Another aspect of being employable for longer that resonated with me personally is how we think about ageing. I came across a woman called Ashton Applewhite who’s book I can also highly recommend. She talks about how ageism, discrimination and negative stereotypes about old people, is the last socially acceptable prejudice and how damaging ageism is - in life in general and - in the workplace. Having read her work and ideas I realised that I was – still am sometimes – also ageist. And despite working with companies to develop diverse inclusive cultures, the negative connotations around ageing are so ingrained in our society that they sneak up on me when I least expect them. I catch myself still today thinking “she’s too old for that dress” or “he’s too old to be doing that” or “she looks good – for her age” – at least now I don’t say it out loud anymore. Ashton’s main message is that ageing a natural part of life that begins birth and we should celebrate our ability to adapt and grow throughout our lives until the very end rather than write people off at a certain artificially set point as being “old” and therefore less valuable.

Giving up the idea of retirement has been liberating for me on the one hand and has inspired me on the other hand to look at older people and think about my older self in a different light. It also comes with an acute awareness of the responsibility that I have for myself to ensure that I look at all 6 areas and keep myself employable to a ripe old age.

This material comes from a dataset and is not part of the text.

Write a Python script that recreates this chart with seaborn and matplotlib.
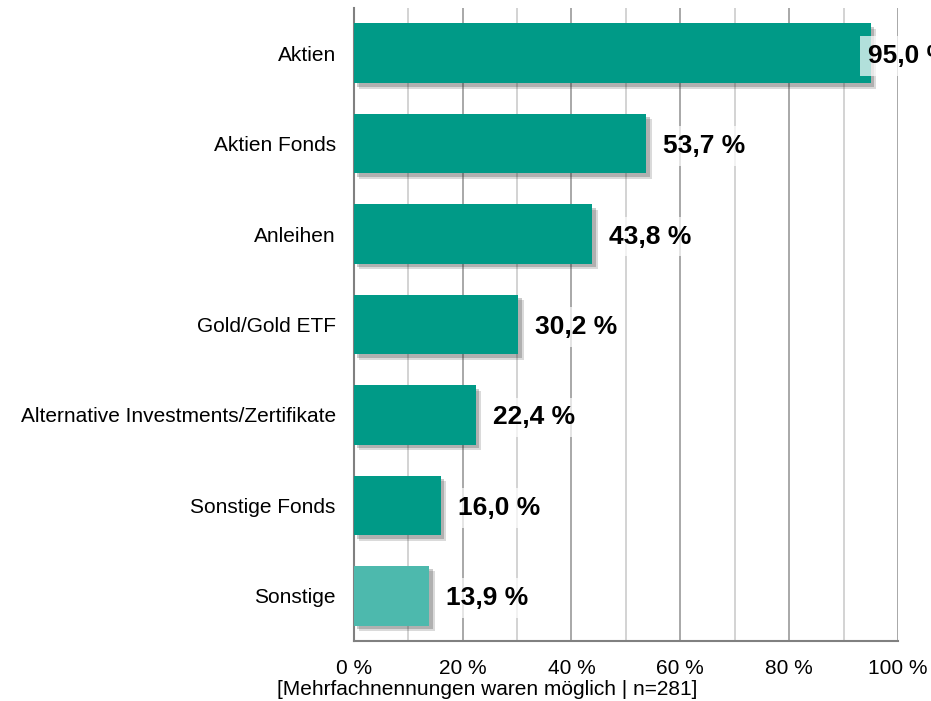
import matplotlib
matplotlib.use("Agg")
import matplotlib.pyplot as plt
import matplotlib.patheffects as pe
from matplotlib.ticker import MultipleLocator, FuncFormatter
import pandas as pd
import seaborn as sns

# Data
categories = ["Aktien", "Aktien Fonds", "Anleihen", "Gold/Gold ETF",
              "Alternative Investments/Zertifikate", "Sonstige Fonds", "Sonstige"]
values = [95.0, 53.7, 43.8, 30.2, 22.4, 16.0, 13.9]
bar_colors = ["#009A87"] * 6 + ["#4DB9AD"]

df = pd.DataFrame({"kategorie": categories, "anteil": values})

sns.set_theme(style="white")
plt.rcParams["font.family"] = ["Liberation Sans", "DejaVu Sans"]

fig, ax = plt.subplots(figsize=(9.31, 7.01), dpi=100)
fig.subplots_adjust(left=0.380, right=0.9646, top=0.9886, bottom=0.0856)

sns.barplot(data=df, x="anteil", y="kategorie", hue="kategorie",
            palette=bar_colors, legend=False, width=0.66, saturation=1,
            linewidth=0, ax=ax, zorder=3)

# weiche Schatten
for bar in ax.patches:
    bar.set_path_effects([pe.SimplePatchShadow(offset=(4, -4), alpha=0.18, shadow_rgbFace="#333333"),
                          pe.SimplePatchShadow(offset=(2.5, -2.5), alpha=0.25, shadow_rgbFace="#333333"),
                          pe.Normal()])

# value labels
for i, v in enumerate(values):
    x = min(v + 3.1, 94.4)
    ax.text(x, i, f"{v:.1f} %".replace(".", ","), va="center_baseline", ha="left",
            fontsize=19, fontweight="bold", color="black", zorder=5,
            bbox=dict(boxstyle="square,pad=0.3", fc="white", ec="none", alpha=0.7),
            clip_on=False)

ax.set_xlim(0, 100)
ax.set_ylim(6.5, -0.5)
ax.xaxis.set_major_locator(MultipleLocator(20))
ax.xaxis.set_minor_locator(MultipleLocator(10))
ax.xaxis.set_major_formatter(FuncFormatter(lambda x, p: f"{x:.0f} %"))
ax.grid(axis="x", which="major", color="#9a9a9a", linewidth=1.2, zorder=0)
ax.grid(axis="x", which="minor", color="#cccccc", linewidth=1.2, zorder=0)
ax.set_axisbelow(True)

for s in ["top", "right"]:
    ax.spines[s].set_visible(False)
for s in ["left", "bottom"]:
    ax.spines[s].set_color("#808080")
    ax.spines[s].set_linewidth(1.5)

ax.tick_params(axis="x", labelsize=15, pad=13, length=0, labelcolor="black")
ax.tick_params(axis="y", labelsize=15, pad=13, length=0, labelcolor="black")
ax.set_xlabel("")
ax.set_ylabel("")

fig.text(0.523, 0.003, "[Mehrfachnennungen waren möglich | n=281]",
         ha="center", va="bottom", fontsize=15, color="black")

fig.savefig("out.png", dpi=100)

I am passionate about this topic. I’m passionate about spreading the message to everyone I care about and everyone who is fortunate to be able to take their destiny in their own hands and think outside the socially constructed norms. Discussing the need to abolish retirement with people who are privileged and able to take their destiny into their own hands, is a great place to start. The bigger challenge though is how to change how we think about retirement as a society – that’s why I am keen to work with companies who understand that the demographic shift is occurring and that it will impact their business, their employees and their customers to develop practical solutions which will enable people and the businesses they work for to thrive.